Results and discussion
As shown in Scheme 1, the multifunctional composite polymer fibers were obtained via the in situ, photochemical reduction of Ag NCs in electrospun polymer fibers. To prepare a nanoparticle composite bulk material, naturally, many ex situ, bottom-up methods based on assembly strategy were considered, in which nanoparticles are treated as building blocks and a suitable assembly approach is required. However, these ex situ assembly methods are impracticable for Ag NCs since excessive surface modifications may cause the aggregation of NCs, resulting in fluorescence quenching. Therefore, the growth of metal NCs by an in situ reaction in bulk materials is proposed.

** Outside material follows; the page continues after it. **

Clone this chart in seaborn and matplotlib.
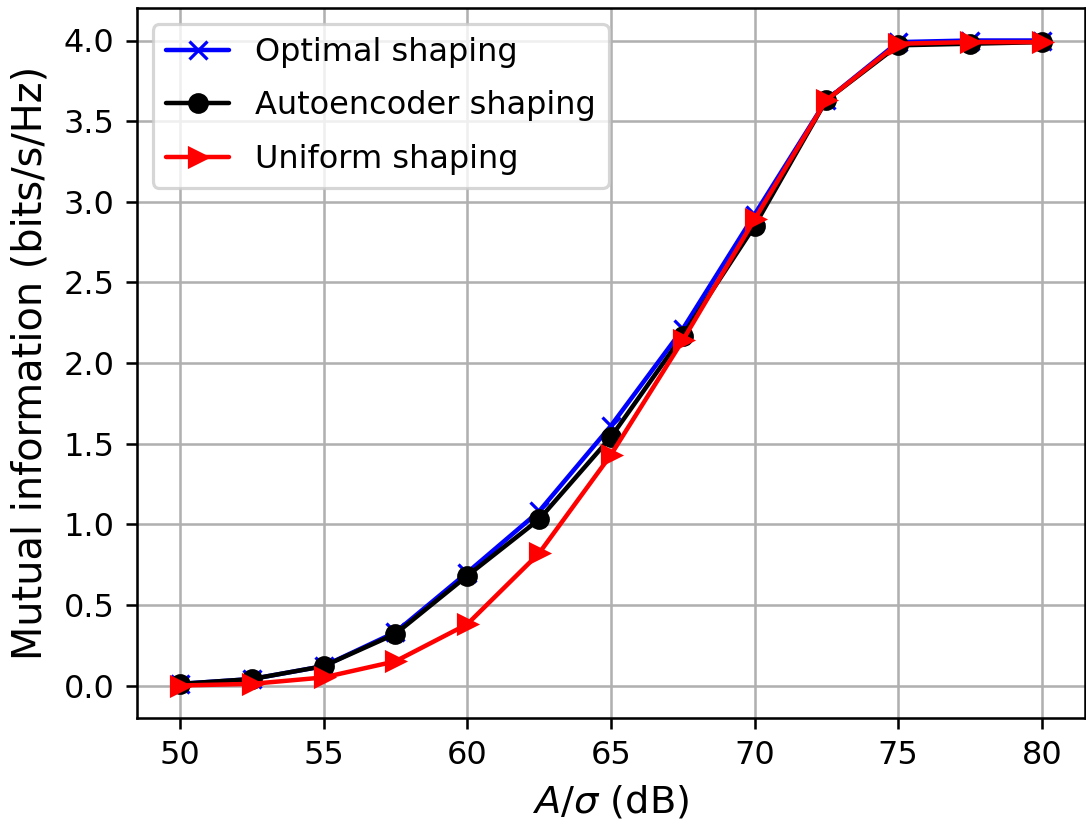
import numpy as np
import pandas as pd
import matplotlib
matplotlib.use("Agg")
import matplotlib.pyplot as plt
import seaborn as sns

## values
snr_db = [50, 52.5, 55, 57.5, 60, 62.5, 65, 67.5, 70, 72.5, 75, 77.5, 80]
mi_optimal = [0.01, 0.04, 0.12, 0.33, 0.70, 1.08, 1.61, 2.21, 2.92, 3.63, 3.99, 4.00, 4.00]
mi_autoenc = [0.01, 0.04, 0.12, 0.32, 0.68, 1.03, 1.54, 2.17, 2.85, 3.63, 3.97, 3.98, 3.99]
mi_uniform = [0.00, 0.01, 0.05, 0.15, 0.38, 0.82, 1.43, 2.14, 2.89, 3.63, 3.98, 3.99, 3.99]

sns.set_style("ticks", rc={"text.color": "black", "axes.labelcolor": "black",
                           "xtick.color": "black", "ytick.color": "black",
                           "axes.edgecolor": "black"})
plt.rcParams['font.family'] = ['DejaVu Sans']
plt.rcParams['font.size'] = 10

fig, ax = plt.subplots(figsize=(1086 / 230, 825 / 230), dpi=230)
fig.subplots_adjust(left=0.126, right=0.999, top=0.990, bottom=0.130)

sns.lineplot(x=snr_db, y=mi_optimal, ax=ax, color="blue", marker="x", markersize=5.5,
             markeredgecolor="blue", markeredgewidth=1, linewidth=1.4, label="Optimal shaping")
sns.lineplot(x=snr_db, y=mi_autoenc, ax=ax, color="black", marker="o", markersize=5.5,
             markeredgecolor="black", markeredgewidth=1, linewidth=1.4, label="Autoencoder shaping")
sns.lineplot(x=snr_db, y=mi_uniform, ax=ax, color="red", marker=">", markersize=5.5,
             markeredgecolor="red", markeredgewidth=1, linewidth=1.4, label="Uniform shaping")

ax.grid(True, color="#b0b0b0", linewidth=0.8)
ax.set_xticks([50, 55, 60, 65, 70, 75, 80])
ax.set_yticks(np.arange(0, 4.01, 0.5))
ax.set_ylim(-0.2, 4.2)
ax.set_xlim(48.5, 81.5)
ax.tick_params(labelsize=10, length=3.5, width=0.8)
for s in ax.spines.values():
    s.set_linewidth(0.8)
ax.set_xlabel(r"$A/\sigma$ (dB)", fontsize=12)
ax.set_ylabel("Mutual information (bits/s/Hz)", fontsize=12.5)
ax.legend(loc="upper left", fontsize=10, frameon=True, framealpha=0.8, labelspacing=0.7)

fig.savefig("out.png", dpi=230)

We first electrospun PMMA–PMAA nanospheres to prepare a kind of carboxylic group-rich polymer fibers. PMMA in this template only works for a relative hydrophobic matrix and a three-dimensional solid polymer network, which can protect and stabilize the produced Ag NCs as well [43]. Fig. 1a shows a photo of the PMMA–PMAA electrospun fiber mat. It forms a circular white membrane with a diameter of about 12 cm and the fibers are disordering wires with a width of about 600 nm (Fig. 1b). These fibers have abundant carboxylic groups (from PMAA). The role of carboxylic groups in preparing Ag NCs has been investigated in previous work [18], [33] and [43]. When synthesizing Ag NCs in aqueous phase, carboxyls can coordinate with Ag(I) ions, becoming a host of Ag(I). Also, it owns reducibility in a light-induced reaction and additionally protects the produced Ag NCs as a ligand. The FT-IR spectrum of electrospun polymer fibers (Fig. 1c) proves the existence of carboxyl groups due to the absorption band at 1730 cm− 1, which is attributed to the stretching vibration of carboxylate. The absorption bands at 1155 cm− 1 and 2930–3010 cm− 1 are related to the stretching vibration of formate esters and hydroxyl groups.